Marco in the Opening

Marco was something of a one-man ECO in the classical era. Annotated games written by other players are full of references to his analysis, his improvements on such and such a line. Much of Marco's analysis was already on the old-fashioned side though. He excelled in the thematic tournaments that were briefly popular in the early 1900s and which gave him an opportunity to demonstrate his deep analysis of variations in the King's Gambit (and particularly in such sidelines as the Muzio and Rice Gambits) - unfortunately, though, these lines were, outside of the thematic events, already falling out of tournament praxis. In terms of openings that have remained in use, Tartakower gives him credit for developing much of the theory of the Hanham Variation of Philidor's Defense, which became so important to Nimzowitsch's conception of play in the center.
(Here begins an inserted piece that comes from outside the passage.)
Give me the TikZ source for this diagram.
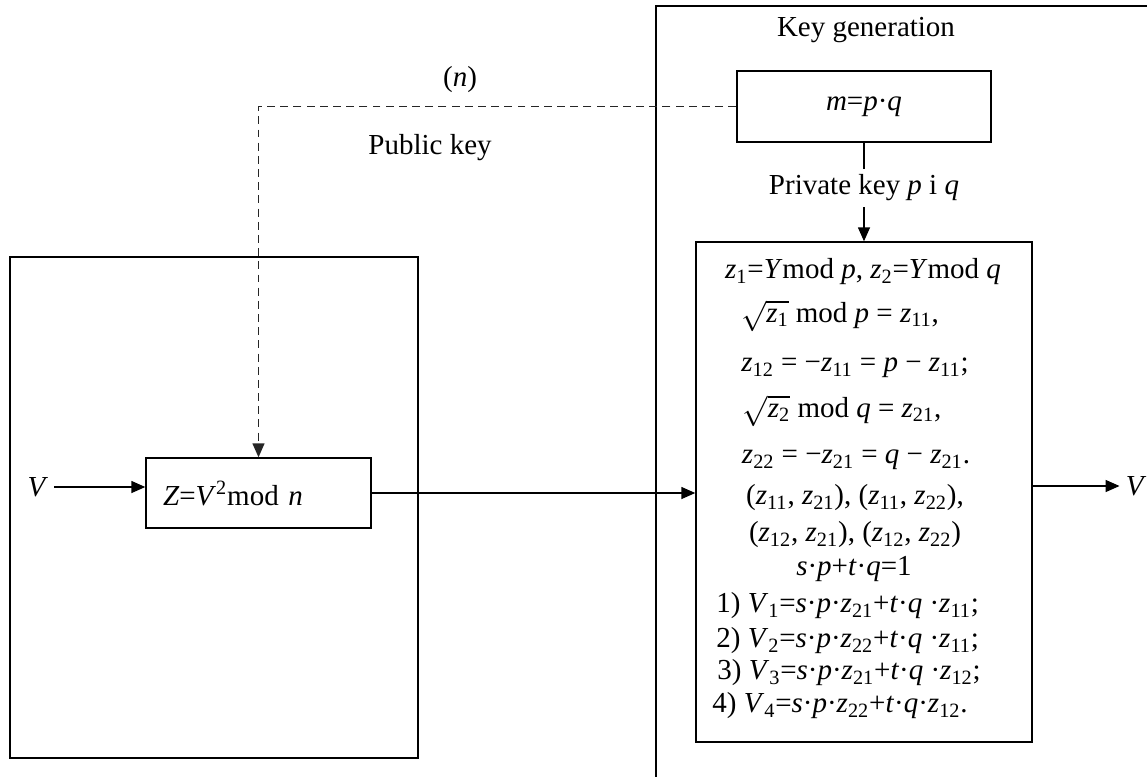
\documentclass[tikz,border=0pt]{standalone}
\usepackage{fontspec}
\setmainfont{Liberation Serif}
\usetikzlibrary{arrows.meta, positioning, calc}

\newcommand{\zsub}[1]{\textit{z}\textsubscript{#1}}
\newcommand{\Vsub}[1]{\textit{V}\textsubscript{#1}}

\begin{document}
\begin{tikzpicture}[
    font=\fontsize{16.5}{20}\selectfont,
    box/.style={draw, line width=0.8pt, inner sep=0pt},
    arrow/.style={-{Triangle[length=2.8mm, width=2.4mm]}, line width=0.8pt},
    dashline/.style={dash pattern=on 4.5pt off 3pt, line width=1pt, draw=black!85},
    frame/.style={draw, line width=0.8pt},
    eq/.style={inner sep=0pt}
]
\useasboundingbox (0,0) rectangle (22.94,-15.52);

% Frames
\draw[frame] (0.2,-5.14) rectangle (8.36,-15.16);
\draw[frame] (13.12,-0.12) rectangle (23.4,-16.0);
\node (title) at (17.32,-0.6) {Key generation};

% Key generation
\node[box, minimum width=5.08cm, minimum height=1.42cm] (keygen) at (17.28,-2.13) {\textit{m}=\textit{p}·\textit{q}};
\node (privkey) at (17.28,-3.76) {Private key \textit{p} i \textit{q}};

% Encryption
\node[box, minimum width=4.5cm, minimum height=1.4cm, text width=3.82cm, inner xsep=0.34cm, align=left] (encrypt) at (5.17,-9.86) {\textit{Z}=\textit{V}\textsuperscript{2}mod \textit{n}};
\node (vin) at (0.76,-9.74) {\textit{V}};

% Decryption
\node[box, minimum width=6.72cm, minimum height=10cm] (decrypt) at (17.28,-9.84) {};
\node (vout) at (22.72,-9.72) {\textit{V}};

\node[eq] (l1) at (17.26,-5.44) {\zsub{1}=\textit{Y}mod \textit{p}, \zsub{2}=\textit{Y}mod \textit{q}};
\node[eq] (l2) at (16.8,-6.32) {$\sqrt{\hbox{\zsub{1}}}$ mod \textit{p} = \zsub{11},};
\node[eq] (l3) at (17.1,-7.36) {\zsub{12} = −\zsub{11} = \textit{p} − \zsub{11};};
\node[eq] (l4) at (16.84,-8.22) {$\sqrt{\hbox{\zsub{2}}}$ mod \textit{q} = \zsub{21},};
\node[eq] (l5) at (17.12,-9.2) {\zsub{22} = −\zsub{21} = \textit{q} − \zsub{21}.};
\node[eq] (l6) at (17.1,-9.96) {(\zsub{11}, \zsub{21}), (\zsub{11}, \zsub{22}),};
\node[eq] (l7) at (17.1,-10.7) {(\zsub{12}, \zsub{21}), (\zsub{12}, \zsub{22})};
\node[eq] (l8) at (17.08,-11.38) {\textit{s}·\textit{p}+\textit{t}·\textit{q}=1};
\node[eq, anchor=west] (l9) at (14.32,-12.12) {1) \Vsub{1}=\textit{s}·\textit{p}·\zsub{21}+\textit{t}·\textit{q} ·\zsub{11};};
\node[eq, anchor=west] (l10) at (14.32,-12.82) {2) \Vsub{2}=\textit{s}·\textit{p}·\zsub{22}+\textit{t}·\textit{q} ·\zsub{11};};
\node[eq, anchor=west] (l11) at (14.34,-13.46) {3) \Vsub{3}=\textit{s}·\textit{p}·\zsub{21}+\textit{t}·\textit{q} ·\zsub{12};};
\node[eq, anchor=west] (l12) at (14.24,-14.12) {4) \Vsub{4}=\textit{s}·\textit{p}·\zsub{22}+\textit{t}·\textit{q}·\zsub{12}.};

% Public key
\node (nlabel) at (9.2,-1.6) {(\textit{n})};
\node (pubkey) at (8.6,-2.96) {Public key};

% Arrows
\draw[dashline, arrow] (keygen.west) -| (encrypt.north);
\draw[line width=0.8pt] (keygen) -- (privkey);
\draw[arrow] (privkey) -- (decrypt);
\draw[arrow] (vin) -- (vin -| encrypt.west);
\draw[arrow] (encrypt.east) -- (encrypt.east -| decrypt.west);
\draw[arrow] (vout -| decrypt.east) -- (vout);

\end{tikzpicture}
\end{document}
He was a specialist in the Centre Attack (6.d4 in the Closed Ruy Lopez), another old-fashioned-looking line that is maybe played less often than it deserves to be, and his greatest enduring contribution to opening theory may be the wild idea of 7.0-0!? in the Schliemann Defense, which still surfaces in contemporary play and is one of the few instances of a theoretically valid piece sacrifice before move 10 in a more or less mainstream opening.